_WHAT IS BEING ASKED:_
Go through the listing and pick out each line with the word "that" in it.

··· MATERIAL FOR THIS TASK

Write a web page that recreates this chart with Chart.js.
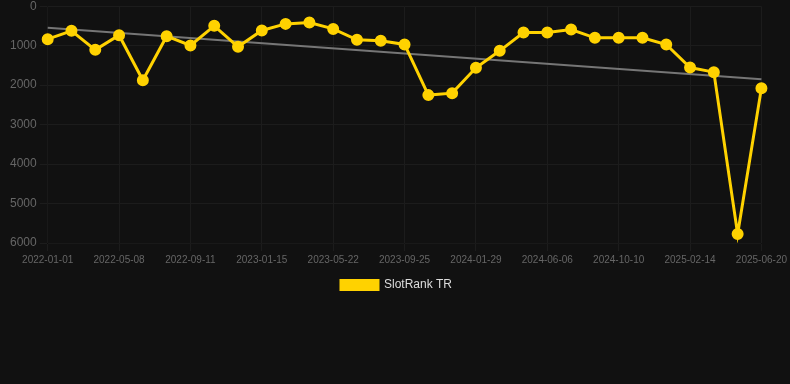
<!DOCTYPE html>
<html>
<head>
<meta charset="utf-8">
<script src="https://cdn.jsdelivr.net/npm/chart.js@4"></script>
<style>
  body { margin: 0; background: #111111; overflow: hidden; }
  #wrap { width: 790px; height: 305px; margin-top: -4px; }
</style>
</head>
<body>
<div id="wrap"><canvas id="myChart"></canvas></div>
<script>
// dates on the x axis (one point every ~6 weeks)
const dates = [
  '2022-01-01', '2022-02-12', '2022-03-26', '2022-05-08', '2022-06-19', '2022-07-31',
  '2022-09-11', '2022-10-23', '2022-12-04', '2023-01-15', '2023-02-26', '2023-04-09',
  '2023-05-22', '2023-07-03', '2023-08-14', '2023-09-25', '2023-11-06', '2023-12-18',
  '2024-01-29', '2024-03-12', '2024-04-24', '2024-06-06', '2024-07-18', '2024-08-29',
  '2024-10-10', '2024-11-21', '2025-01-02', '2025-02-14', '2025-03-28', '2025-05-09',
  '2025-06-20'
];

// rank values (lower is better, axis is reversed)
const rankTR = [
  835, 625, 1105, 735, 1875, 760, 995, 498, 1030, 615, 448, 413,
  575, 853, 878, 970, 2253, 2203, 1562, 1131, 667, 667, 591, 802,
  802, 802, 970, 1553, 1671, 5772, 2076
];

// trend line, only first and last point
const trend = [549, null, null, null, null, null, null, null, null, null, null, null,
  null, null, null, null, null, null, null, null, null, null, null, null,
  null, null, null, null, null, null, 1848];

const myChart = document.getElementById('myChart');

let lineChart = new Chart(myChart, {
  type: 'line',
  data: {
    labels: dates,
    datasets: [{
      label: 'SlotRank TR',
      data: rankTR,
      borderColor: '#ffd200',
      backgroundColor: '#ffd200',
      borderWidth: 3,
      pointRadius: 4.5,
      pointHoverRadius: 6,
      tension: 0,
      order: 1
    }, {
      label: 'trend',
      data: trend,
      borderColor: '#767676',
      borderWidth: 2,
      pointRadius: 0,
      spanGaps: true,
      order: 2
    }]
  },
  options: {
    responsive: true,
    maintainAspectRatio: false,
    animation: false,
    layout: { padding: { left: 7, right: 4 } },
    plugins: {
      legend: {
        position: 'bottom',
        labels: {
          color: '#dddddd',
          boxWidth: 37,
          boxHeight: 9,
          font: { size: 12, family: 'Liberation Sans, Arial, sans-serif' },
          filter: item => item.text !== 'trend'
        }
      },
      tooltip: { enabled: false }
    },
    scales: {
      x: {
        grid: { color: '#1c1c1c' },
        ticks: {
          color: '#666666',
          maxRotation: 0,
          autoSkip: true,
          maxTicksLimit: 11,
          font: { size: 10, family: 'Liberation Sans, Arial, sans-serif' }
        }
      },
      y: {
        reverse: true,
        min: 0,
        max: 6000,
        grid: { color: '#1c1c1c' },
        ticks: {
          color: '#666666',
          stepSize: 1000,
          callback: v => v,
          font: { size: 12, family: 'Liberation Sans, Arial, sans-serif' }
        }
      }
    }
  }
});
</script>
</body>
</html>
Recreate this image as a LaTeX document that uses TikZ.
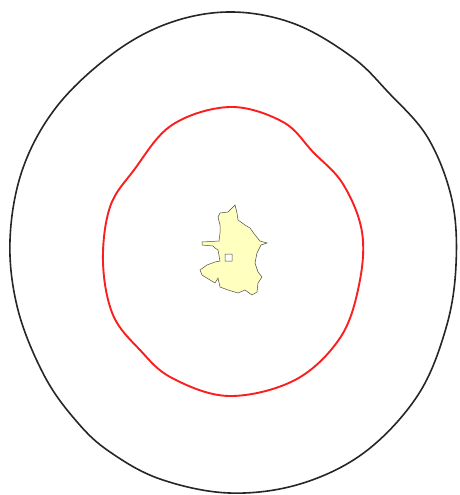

······
··· MATERIAL FOR THIS TASK

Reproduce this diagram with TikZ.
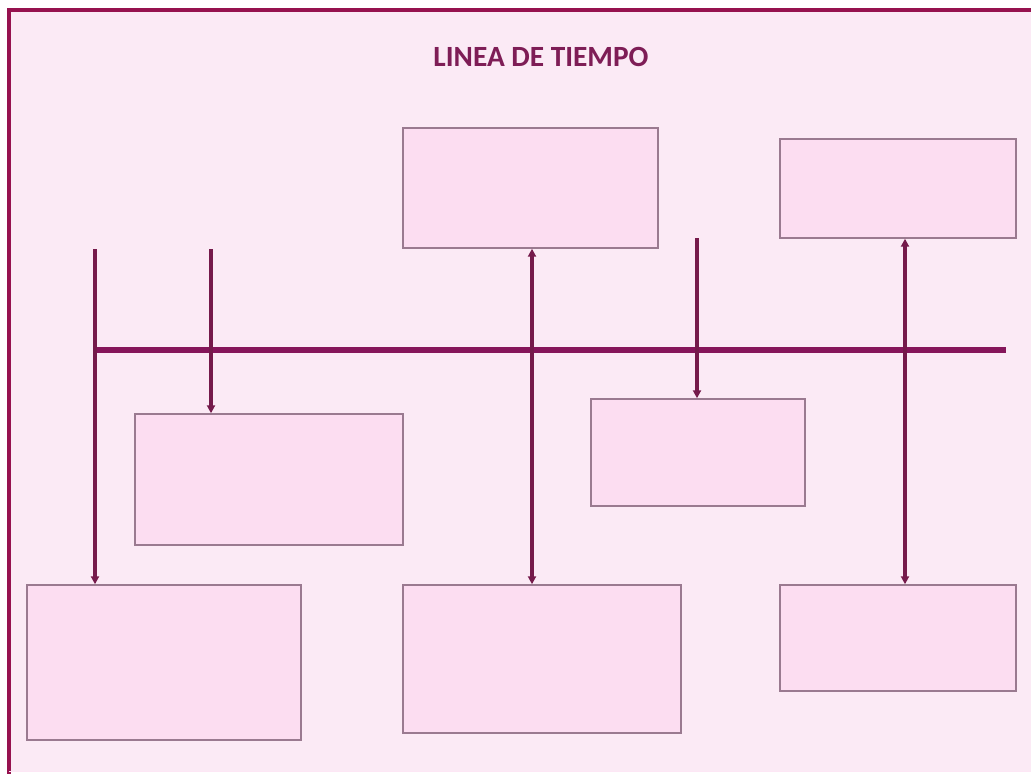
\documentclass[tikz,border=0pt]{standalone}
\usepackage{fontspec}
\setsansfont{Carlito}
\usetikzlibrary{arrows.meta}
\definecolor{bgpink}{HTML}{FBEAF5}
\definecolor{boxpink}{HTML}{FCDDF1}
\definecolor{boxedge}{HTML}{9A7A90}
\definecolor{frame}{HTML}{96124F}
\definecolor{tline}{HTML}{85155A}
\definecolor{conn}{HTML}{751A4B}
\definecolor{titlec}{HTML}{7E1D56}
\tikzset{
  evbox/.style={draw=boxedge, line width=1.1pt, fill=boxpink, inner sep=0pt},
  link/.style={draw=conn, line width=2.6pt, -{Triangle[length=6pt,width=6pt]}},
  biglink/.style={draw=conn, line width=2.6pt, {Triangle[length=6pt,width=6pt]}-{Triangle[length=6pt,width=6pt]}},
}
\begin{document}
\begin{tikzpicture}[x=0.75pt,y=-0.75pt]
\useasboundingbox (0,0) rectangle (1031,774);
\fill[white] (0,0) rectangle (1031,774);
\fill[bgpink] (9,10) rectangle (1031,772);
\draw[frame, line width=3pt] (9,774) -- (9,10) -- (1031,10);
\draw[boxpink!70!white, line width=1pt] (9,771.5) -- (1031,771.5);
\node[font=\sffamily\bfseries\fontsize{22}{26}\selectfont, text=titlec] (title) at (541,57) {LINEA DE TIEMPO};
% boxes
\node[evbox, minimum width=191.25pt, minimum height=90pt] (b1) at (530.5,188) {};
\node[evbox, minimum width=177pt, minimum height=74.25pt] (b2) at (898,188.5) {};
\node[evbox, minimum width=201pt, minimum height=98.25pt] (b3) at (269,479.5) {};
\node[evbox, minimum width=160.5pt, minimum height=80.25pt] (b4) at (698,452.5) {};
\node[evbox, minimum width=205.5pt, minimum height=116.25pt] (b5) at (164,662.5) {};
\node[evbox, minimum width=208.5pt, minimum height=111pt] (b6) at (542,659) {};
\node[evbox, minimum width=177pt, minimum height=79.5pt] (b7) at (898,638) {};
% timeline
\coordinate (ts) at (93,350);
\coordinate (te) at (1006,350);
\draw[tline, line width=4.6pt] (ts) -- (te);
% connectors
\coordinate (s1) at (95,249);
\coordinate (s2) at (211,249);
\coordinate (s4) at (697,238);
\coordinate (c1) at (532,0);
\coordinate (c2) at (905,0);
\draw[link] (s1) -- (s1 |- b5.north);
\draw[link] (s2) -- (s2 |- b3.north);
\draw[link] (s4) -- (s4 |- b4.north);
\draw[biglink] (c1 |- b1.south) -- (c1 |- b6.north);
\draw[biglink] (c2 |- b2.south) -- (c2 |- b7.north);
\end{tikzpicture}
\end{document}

······

_TASK RESPONSE:_
Write a web page that recreates this chart with Chart.js.
Recreate this image as a LaTeX document that uses TikZ.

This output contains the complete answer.